As always, Roger De Coster led Team USA into action at the Monster Energy FIM Motocross of Nations yet again over the weekend and, also as always, he had more candid thoughts to offer up once the final scores were tallied up. The United States finished sixth overall, despite a first-lap crash that left Justin Cooper with a hand injury (and missing clutch lever and hand guards) and Team USA teammate Jason Anderson on the ground. That hurt, but De Coster believes the team can take positives from a day of sand surfing beneath rain clouds. MX Vice, one of the premier destinations for moto content in Europe, caught up to De Coster after the race.
MX Vice: Again, it was not the result that Team USA wanted or deserved. Last year I think we left RedBud saying, "What happened?" This time I think we are leaving here just saying it was bad luck and I guess you'll get them next year.
Roger De Coster: Yeah. I really am happy and thankful for many things. The effort from the riders by coming in early, working hard for it and being positive. Then for all the help we got from the Europeans, from especially the IceOne team and also the Yamaha team that helped [Justin] Cooper. It's bad that a crash that happened in the first few corners of the first moto took out Cooper and [Jason] Anderson together. Then Cooper's hand was pretty badly injured.
He showed a lot of toughness by wanting to race the second race after finishing that first race with no clutch and a badly hurt hand. It sounds like it's becoming a tradition for us to do bad, but I really feel that there was a big change in attitude and positiveness with the team. We are not going to give up. I think podium was… Third place, I think we deserved it today. It was realistic. We did not get it but there will be next year.
Was there a point between motos one and two where Cooper was not even going to ride? Was he always saying that he just had to go out there and do it for the team?
No. When I saw how bad it was swollen and all that—and the doctor said that he thought maybe a couple of fingers were broken—I suggested to him that it was okay to not race. I knew… By then we all knew that winning and being on the podium would be very unlikely. I did not want him to damage his hand more for a result that was not going to be very good anyhow. They took X-rays and the bones were not broken. They were badly bruised. He wanted to race. He didn't want to quit. I'm really thankful for his attitude and for the effort he put in.
I guess all of this bad luck just makes it even more unbelievable how well everything went from 2005 to 2011. The bad luck hit all of the other teams. You constantly seemed to avoid these weird first-lap crashes. Now though, you cannot get away from them.
Yeah. By doing the ‘Nations this late, we are looking for this kind of weather. I think it's time that if we are going to do a ‘Nations this late in the season, then we have to go to the south in a country where we don't have pretty much guaranteed bad weather.
What did you think of holding the event at this venue? It's very different to RedBud, Matterley or Ernee. It's something different, but what did you make of it?
I'm not a fan of artificial tracks. It's great for the infrastructure, for the paddock and the facility. That's great, but for motocross I like elevation changes and a more natural course. Even if it is a sand course, I'm okay with it, but I like it to be basically an outdoor course. That's my opinion.

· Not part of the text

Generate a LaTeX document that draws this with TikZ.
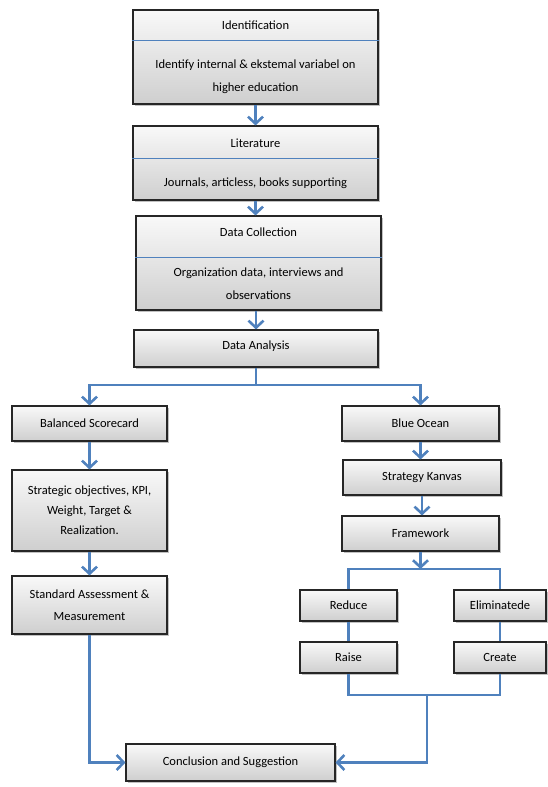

Did the testing that Zach Osborne and Jason Anderson did before this race work? After practice and the qualifying races Saturday, did they overhaul the bikes completely and just change everything?

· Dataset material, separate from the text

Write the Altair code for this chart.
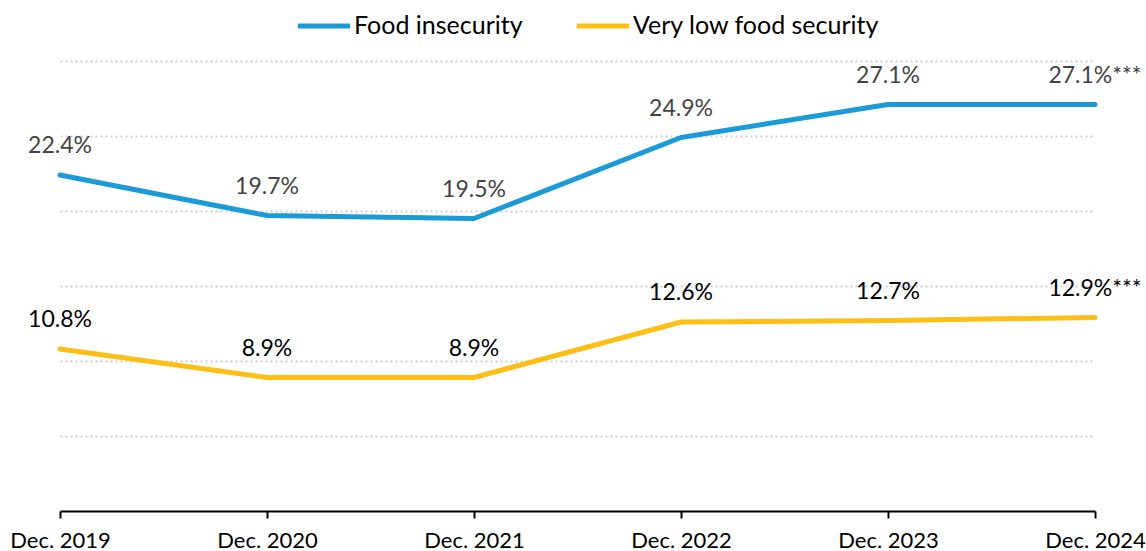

No. It helped and I'm sure that they learned from the time they spent on the sand track, but then conditions changed completely today with all of the water. I don't see it as a negative that we came in early. I think it's a good thing. It did not help so much in today's condition.
Ernee next year. We have got to ask this. We ask it every year. Everyone's scared that Team USA aren't going to show up and without Team USA this event loses everything. You are going to keep coming, right?
I want to, but there is a fairly big entourage who will come with us and will expect to get some tickets and all that. The organization, they make fun of us when we come and want 60 tickets or something like that. When you look at that, there is practically no prize money and how much money that we put in… Between the factories and a little bit the AMA, it's probably close to $300,000 to come for this event. Then even as a team manager, you don't have a spot where you can see the race properly.
You have to fight the public. You need all these passes, and even with an all-access pass you end up at the place and you have to fight people to be able to see the track. You have to park a mile away with 100,000 other people. I think we deserve this, but not only the US team. The participants and the people who work… We deserve better treatment, I feel.
Compared to, say, 2011 when USA last won, how much harder is it putting a team together to come here? Is it harder than you ever believed it would be?
No. I knew how hard it was going to be. When I started to run the American team, I did it as the US was not coming that year. Then last-minute Dave Arnold and I, we were running a Honda team and at that time we had five riders on the team. I decided to take our team and come to Europe. Then Motocross Action [Magazine] got involved and got behind it. At the time, Bel-Ray Oil also supported it and all that. That's how I started doing it, because I felt it was wrong for a country like America not to be present.